§ **GIVEN REQUEST**: Only the lines from the line containing "Clone this diagram in TikZ." to the line containing "(0,0) rectangle (11.32,-8.1);", with both of those lines, are to be repeated exactly. Leave the images out.

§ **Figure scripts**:
==*==
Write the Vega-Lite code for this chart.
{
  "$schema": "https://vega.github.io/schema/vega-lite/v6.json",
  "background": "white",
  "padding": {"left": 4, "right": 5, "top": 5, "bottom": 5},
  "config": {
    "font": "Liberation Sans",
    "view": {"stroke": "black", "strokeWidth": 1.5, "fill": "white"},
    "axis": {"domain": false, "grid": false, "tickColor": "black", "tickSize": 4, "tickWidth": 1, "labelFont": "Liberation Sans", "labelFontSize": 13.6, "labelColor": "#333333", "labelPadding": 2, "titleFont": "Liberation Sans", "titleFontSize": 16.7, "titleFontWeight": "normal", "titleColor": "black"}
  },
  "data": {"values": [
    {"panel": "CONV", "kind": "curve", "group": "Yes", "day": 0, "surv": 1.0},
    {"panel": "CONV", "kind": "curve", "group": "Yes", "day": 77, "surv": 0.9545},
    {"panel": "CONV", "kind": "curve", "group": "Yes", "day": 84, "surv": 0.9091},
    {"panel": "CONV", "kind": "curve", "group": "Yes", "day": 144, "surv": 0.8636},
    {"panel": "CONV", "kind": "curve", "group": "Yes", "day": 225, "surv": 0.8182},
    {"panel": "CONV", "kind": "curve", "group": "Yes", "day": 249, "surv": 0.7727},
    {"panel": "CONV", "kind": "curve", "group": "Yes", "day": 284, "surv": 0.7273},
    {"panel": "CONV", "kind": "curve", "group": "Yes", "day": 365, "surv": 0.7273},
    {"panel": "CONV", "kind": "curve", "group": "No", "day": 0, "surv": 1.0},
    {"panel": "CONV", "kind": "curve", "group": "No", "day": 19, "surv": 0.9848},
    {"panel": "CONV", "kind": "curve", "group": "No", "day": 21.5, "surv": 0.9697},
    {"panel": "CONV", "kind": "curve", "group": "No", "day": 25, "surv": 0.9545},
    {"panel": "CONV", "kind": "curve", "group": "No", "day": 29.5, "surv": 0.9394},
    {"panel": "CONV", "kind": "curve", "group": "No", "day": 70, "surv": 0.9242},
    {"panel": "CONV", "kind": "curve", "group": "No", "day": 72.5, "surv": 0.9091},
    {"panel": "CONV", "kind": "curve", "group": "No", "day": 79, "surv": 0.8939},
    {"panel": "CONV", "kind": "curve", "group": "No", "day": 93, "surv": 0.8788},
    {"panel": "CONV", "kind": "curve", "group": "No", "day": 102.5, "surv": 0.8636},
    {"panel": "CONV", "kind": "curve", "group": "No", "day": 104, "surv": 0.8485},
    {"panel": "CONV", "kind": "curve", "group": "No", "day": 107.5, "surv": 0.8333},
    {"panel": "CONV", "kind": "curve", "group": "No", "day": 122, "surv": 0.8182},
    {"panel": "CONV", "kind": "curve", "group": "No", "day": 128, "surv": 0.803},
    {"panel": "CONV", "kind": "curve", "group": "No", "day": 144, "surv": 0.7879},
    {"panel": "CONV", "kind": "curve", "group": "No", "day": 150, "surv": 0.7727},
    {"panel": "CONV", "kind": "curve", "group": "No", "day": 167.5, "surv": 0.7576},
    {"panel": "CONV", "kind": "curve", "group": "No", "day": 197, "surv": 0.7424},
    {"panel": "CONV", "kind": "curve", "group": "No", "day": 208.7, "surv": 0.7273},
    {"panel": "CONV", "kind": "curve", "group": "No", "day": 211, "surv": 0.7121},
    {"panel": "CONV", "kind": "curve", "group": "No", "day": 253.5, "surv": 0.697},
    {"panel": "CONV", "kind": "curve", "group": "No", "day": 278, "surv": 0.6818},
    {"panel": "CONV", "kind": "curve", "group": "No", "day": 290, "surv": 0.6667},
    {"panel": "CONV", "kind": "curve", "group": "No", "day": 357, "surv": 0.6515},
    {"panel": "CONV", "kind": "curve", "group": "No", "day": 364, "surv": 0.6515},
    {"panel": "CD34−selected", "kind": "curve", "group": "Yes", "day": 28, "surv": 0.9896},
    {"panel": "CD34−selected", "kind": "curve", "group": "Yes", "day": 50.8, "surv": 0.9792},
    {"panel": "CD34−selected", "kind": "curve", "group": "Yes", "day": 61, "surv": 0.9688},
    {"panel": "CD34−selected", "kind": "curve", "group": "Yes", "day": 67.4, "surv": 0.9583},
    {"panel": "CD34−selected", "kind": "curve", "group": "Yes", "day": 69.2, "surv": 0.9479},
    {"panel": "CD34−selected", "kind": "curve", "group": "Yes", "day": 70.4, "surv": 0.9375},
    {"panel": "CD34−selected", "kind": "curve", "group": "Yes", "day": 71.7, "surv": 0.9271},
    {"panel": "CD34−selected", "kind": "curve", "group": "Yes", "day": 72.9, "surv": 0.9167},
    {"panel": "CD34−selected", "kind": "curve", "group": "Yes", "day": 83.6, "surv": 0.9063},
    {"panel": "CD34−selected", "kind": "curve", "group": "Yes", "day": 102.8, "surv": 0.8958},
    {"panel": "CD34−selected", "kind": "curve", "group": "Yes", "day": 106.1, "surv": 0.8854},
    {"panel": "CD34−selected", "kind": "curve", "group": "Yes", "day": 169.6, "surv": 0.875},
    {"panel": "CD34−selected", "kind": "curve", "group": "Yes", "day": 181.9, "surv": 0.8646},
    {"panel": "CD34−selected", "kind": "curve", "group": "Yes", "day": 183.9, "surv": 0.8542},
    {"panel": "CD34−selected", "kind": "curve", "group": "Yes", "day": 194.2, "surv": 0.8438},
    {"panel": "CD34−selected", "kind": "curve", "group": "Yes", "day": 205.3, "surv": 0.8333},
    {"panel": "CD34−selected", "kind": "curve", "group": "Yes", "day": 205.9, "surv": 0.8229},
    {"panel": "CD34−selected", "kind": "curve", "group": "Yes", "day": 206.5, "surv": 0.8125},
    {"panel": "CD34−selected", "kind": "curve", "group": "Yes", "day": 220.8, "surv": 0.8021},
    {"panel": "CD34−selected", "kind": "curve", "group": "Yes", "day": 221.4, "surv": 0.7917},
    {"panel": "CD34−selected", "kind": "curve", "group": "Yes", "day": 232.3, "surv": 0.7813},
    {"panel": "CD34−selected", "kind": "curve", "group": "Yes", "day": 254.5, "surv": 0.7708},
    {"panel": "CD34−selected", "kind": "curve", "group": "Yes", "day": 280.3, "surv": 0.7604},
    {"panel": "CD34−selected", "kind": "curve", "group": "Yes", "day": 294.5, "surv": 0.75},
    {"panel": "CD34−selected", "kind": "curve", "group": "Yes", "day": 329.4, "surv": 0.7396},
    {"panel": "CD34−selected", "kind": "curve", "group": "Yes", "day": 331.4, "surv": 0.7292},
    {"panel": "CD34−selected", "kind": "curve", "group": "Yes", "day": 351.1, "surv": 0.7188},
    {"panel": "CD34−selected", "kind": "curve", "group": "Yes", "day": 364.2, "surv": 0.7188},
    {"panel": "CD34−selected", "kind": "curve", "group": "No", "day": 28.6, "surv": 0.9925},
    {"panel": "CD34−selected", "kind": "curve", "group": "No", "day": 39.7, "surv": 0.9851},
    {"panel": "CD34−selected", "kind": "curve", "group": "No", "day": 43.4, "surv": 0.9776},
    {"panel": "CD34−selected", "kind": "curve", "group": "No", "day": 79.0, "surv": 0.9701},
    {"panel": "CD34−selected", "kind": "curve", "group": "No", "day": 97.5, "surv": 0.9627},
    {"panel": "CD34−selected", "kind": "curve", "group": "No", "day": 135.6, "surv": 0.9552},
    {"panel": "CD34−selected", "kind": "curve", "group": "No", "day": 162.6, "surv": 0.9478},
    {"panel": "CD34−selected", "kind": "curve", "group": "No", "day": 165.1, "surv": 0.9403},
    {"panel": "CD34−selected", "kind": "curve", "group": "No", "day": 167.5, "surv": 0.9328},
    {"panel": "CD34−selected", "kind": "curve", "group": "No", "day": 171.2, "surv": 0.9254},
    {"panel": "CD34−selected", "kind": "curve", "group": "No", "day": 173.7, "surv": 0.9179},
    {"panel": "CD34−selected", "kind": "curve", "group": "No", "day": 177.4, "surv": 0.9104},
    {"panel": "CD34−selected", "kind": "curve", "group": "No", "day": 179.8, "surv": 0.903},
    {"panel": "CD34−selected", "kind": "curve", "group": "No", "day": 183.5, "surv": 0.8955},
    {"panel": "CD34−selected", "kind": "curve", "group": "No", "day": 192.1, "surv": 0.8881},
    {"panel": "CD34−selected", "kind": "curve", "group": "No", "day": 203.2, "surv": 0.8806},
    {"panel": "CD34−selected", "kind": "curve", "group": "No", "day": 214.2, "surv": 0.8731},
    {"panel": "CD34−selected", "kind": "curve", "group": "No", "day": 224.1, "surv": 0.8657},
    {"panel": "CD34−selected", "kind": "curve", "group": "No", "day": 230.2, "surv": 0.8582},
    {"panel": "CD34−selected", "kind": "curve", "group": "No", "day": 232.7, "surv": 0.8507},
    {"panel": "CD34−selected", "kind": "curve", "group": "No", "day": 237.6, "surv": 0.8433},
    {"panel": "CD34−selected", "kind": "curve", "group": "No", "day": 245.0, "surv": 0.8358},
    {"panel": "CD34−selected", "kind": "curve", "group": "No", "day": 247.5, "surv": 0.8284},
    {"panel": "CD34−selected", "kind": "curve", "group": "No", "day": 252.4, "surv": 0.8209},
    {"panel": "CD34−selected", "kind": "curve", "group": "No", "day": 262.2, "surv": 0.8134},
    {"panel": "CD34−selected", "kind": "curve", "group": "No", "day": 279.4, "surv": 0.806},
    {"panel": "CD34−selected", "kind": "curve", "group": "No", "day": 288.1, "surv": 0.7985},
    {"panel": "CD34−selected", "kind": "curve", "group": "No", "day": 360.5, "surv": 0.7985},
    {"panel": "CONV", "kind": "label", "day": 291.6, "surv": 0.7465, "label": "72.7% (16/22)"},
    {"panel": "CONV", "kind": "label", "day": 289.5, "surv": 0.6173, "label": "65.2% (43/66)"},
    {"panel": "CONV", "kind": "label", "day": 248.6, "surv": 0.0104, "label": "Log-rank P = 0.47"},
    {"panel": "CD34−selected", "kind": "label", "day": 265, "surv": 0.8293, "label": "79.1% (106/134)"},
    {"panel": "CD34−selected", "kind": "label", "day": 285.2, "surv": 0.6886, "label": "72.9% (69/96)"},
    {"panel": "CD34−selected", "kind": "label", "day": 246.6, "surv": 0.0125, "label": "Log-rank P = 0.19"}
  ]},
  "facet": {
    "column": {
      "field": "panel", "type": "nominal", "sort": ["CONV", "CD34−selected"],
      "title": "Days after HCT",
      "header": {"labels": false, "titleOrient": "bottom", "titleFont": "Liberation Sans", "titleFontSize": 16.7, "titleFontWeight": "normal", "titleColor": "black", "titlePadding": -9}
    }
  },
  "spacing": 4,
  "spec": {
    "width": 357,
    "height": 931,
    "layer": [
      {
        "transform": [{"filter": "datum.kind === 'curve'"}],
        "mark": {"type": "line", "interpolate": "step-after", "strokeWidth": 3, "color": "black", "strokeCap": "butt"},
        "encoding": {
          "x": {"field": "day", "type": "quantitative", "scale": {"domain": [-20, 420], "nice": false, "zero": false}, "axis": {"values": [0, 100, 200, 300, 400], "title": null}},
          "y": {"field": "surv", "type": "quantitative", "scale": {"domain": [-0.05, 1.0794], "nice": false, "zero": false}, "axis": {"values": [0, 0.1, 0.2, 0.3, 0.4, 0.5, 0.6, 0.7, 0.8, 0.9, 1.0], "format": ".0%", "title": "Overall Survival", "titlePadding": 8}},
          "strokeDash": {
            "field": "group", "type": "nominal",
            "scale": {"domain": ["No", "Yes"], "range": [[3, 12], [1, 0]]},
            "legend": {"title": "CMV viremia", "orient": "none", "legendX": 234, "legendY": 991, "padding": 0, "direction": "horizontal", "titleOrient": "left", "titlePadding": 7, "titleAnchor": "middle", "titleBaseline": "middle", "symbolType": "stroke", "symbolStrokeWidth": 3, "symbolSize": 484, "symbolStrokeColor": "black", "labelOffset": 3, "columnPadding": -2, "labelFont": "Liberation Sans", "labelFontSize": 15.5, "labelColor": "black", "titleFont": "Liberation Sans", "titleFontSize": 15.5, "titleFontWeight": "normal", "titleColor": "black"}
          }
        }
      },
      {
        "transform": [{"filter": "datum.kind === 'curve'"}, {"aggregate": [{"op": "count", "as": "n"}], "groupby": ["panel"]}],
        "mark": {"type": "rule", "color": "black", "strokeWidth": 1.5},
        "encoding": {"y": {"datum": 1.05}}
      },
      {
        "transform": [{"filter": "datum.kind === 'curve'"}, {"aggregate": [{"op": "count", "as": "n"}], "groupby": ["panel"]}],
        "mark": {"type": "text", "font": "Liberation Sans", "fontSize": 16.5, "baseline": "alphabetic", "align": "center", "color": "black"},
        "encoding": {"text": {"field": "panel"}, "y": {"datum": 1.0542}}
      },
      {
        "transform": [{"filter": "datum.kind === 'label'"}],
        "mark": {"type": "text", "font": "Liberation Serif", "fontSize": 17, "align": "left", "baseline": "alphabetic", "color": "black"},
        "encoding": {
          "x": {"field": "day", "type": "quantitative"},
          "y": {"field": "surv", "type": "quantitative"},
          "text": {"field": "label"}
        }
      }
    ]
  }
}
==*==
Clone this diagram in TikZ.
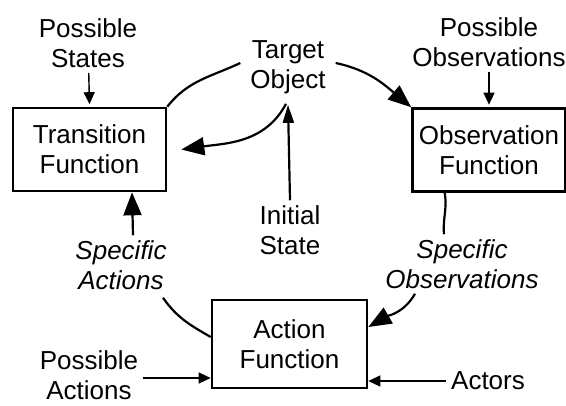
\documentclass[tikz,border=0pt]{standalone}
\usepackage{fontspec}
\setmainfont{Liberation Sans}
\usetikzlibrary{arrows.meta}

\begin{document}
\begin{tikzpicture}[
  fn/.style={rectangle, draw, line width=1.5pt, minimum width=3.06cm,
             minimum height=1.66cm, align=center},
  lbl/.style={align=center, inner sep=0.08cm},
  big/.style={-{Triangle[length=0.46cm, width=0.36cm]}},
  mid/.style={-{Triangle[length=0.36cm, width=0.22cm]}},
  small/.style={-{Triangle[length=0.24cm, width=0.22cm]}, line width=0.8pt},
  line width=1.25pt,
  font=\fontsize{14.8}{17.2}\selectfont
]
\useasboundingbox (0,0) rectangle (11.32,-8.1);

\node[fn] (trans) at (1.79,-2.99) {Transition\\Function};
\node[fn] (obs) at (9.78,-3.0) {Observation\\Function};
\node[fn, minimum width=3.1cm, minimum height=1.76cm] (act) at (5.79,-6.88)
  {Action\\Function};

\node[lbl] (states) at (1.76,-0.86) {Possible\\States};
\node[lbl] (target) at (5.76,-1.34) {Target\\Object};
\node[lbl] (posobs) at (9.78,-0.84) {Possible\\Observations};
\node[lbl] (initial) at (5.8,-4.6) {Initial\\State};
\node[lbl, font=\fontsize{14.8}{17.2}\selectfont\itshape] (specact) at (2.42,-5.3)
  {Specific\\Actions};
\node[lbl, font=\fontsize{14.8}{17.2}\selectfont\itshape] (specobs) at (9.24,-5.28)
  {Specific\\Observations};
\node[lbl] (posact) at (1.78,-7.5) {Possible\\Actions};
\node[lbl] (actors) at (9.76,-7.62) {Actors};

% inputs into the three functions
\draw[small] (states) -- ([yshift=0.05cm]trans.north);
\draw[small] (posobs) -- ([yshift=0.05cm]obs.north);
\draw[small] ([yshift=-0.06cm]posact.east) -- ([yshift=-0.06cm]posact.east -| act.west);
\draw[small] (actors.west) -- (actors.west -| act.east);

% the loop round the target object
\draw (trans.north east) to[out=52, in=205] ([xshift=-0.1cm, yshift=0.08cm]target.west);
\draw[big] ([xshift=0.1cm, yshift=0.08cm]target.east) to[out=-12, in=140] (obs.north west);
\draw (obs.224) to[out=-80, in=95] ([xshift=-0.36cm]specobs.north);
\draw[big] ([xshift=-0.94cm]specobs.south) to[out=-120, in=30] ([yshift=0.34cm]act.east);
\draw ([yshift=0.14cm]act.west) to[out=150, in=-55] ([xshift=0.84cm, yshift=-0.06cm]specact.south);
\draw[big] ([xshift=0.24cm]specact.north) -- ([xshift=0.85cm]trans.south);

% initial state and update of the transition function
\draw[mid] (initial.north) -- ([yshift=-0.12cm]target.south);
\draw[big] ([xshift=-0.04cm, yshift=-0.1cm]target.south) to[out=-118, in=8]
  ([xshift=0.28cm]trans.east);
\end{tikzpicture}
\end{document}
==*==
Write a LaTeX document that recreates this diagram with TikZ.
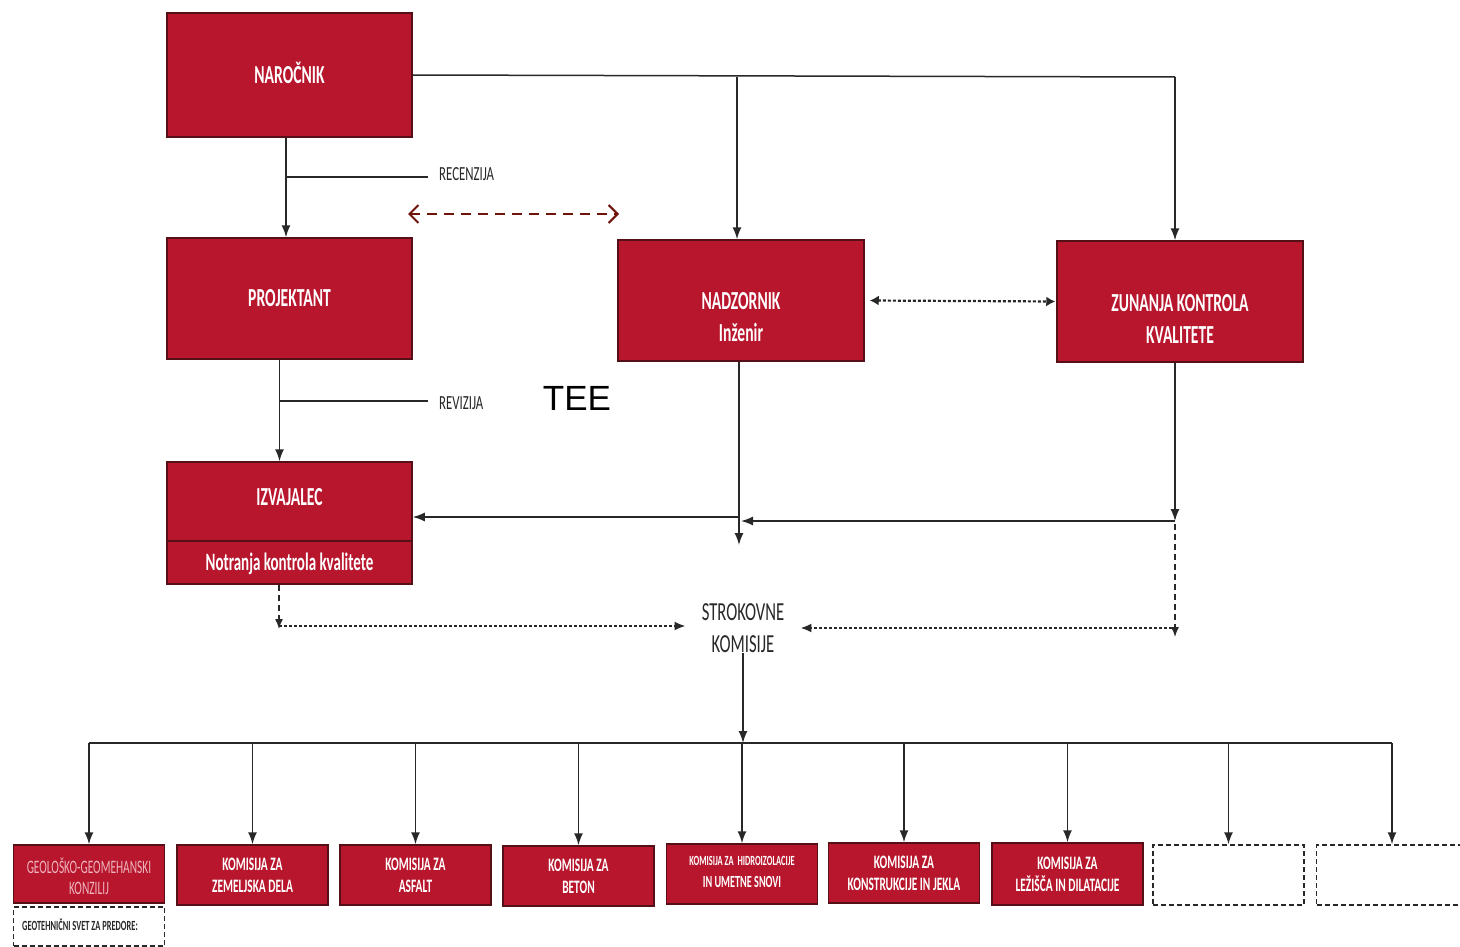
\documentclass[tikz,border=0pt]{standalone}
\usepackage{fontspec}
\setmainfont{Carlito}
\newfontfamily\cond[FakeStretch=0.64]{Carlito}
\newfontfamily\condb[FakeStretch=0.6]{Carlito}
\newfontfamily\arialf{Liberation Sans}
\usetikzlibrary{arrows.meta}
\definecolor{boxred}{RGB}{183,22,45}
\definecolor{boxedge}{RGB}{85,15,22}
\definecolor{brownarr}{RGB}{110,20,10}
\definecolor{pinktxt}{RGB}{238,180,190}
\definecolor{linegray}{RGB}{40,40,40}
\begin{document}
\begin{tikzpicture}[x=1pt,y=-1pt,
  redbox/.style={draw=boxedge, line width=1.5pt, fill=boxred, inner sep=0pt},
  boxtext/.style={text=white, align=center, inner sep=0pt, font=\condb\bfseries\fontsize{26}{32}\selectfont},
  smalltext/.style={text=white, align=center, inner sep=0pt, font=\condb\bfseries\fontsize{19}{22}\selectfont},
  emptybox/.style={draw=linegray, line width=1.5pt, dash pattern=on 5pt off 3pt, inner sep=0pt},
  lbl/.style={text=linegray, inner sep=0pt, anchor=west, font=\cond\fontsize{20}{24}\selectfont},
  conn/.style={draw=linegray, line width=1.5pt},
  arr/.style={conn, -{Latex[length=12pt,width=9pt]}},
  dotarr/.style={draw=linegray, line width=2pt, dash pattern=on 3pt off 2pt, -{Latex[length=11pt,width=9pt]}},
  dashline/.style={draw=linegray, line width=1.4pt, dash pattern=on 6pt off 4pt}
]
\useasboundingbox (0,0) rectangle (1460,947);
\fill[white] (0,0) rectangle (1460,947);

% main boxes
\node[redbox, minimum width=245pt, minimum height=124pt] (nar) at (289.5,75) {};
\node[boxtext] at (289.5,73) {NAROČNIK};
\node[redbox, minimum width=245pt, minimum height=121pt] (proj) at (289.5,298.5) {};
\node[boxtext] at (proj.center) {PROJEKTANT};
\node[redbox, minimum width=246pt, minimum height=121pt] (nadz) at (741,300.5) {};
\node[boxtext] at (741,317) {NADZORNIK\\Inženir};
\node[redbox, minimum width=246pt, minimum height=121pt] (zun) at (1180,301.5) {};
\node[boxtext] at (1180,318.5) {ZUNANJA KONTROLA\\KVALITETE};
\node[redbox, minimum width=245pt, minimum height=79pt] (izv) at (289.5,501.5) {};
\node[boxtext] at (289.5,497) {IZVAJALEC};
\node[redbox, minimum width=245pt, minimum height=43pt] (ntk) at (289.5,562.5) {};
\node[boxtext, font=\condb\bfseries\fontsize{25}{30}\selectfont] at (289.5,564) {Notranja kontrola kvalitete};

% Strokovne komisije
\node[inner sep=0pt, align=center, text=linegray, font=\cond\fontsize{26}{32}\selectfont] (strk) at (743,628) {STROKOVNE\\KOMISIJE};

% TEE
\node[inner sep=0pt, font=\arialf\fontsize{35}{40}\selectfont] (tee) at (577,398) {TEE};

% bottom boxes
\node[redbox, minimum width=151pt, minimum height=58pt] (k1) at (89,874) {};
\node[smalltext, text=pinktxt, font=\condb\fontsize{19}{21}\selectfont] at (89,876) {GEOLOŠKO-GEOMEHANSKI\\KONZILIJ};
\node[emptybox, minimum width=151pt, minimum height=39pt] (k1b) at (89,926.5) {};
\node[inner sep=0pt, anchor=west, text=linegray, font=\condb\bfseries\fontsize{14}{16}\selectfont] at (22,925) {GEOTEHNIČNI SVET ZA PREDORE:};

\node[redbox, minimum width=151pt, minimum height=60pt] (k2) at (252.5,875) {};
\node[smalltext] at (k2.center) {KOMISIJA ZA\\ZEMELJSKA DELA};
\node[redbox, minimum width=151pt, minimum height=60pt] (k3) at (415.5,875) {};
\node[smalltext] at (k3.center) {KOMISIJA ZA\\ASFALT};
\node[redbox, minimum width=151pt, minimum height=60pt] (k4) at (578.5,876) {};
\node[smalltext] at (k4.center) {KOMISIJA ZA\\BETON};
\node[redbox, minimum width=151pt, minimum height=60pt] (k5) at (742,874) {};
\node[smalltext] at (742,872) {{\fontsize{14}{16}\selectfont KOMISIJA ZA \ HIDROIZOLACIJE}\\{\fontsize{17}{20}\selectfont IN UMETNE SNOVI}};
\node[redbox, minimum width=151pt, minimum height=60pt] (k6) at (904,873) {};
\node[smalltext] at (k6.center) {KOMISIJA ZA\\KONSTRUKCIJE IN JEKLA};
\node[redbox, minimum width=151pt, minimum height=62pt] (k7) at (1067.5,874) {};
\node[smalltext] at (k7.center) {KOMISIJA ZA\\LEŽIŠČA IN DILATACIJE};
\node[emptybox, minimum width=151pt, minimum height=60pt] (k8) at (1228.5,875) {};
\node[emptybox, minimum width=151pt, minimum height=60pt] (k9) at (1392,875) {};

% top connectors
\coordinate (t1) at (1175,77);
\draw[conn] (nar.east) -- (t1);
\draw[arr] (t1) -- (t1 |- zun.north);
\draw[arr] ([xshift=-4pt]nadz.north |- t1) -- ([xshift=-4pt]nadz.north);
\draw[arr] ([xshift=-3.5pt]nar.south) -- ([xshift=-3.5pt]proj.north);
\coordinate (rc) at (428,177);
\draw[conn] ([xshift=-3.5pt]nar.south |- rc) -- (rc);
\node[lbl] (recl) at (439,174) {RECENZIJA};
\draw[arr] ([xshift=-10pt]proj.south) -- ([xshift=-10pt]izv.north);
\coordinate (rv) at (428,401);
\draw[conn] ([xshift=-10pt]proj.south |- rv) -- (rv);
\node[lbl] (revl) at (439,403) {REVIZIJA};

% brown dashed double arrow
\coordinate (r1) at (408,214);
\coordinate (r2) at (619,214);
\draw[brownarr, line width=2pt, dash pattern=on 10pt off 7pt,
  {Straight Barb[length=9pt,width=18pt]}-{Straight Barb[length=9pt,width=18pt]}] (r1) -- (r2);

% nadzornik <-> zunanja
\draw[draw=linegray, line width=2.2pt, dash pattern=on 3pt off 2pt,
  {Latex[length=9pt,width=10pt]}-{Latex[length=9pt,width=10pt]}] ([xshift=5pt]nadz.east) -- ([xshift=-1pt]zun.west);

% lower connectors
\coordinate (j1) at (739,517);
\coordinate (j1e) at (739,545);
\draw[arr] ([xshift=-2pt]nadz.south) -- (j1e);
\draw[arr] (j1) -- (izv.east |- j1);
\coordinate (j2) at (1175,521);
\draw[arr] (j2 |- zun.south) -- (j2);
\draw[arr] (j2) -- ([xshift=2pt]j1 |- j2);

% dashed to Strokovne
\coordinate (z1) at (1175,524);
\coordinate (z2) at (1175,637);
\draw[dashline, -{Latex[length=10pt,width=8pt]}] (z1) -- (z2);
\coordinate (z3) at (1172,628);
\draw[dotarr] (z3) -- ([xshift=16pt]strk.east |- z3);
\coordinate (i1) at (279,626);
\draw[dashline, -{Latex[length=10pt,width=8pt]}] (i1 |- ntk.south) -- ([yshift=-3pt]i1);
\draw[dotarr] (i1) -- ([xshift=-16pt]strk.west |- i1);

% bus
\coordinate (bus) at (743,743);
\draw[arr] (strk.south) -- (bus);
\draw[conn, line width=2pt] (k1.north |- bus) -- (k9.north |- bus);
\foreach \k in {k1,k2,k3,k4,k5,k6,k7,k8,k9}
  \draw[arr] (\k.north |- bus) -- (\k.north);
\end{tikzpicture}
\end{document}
==*==
§ **RESPONSE TO THE TASK**:
Clone this diagram in TikZ.
\documentclass[tikz,border=0pt]{standalone}
\usepackage{fontspec}
\setmainfont{Liberation Sans}
\usetikzlibrary{arrows.meta}

\begin{document}
\begin{tikzpicture}[
  fn/.style={rectangle, draw, line width=1.5pt, minimum width=3.06cm,
             minimum height=1.66cm, align=center},
  lbl/.style={align=center, inner sep=0.08cm},
  big/.style={-{Triangle[length=0.46cm, width=0.36cm]}},
  mid/.style={-{Triangle[length=0.36cm, width=0.22cm]}},
  small/.style={-{Triangle[length=0.24cm, width=0.22cm]}, line width=0.8pt},
  line width=1.25pt,
  font=\fontsize{14.8}{17.2}\selectfont
]
\useasboundingbox (0,0) rectangle (11.32,-8.1);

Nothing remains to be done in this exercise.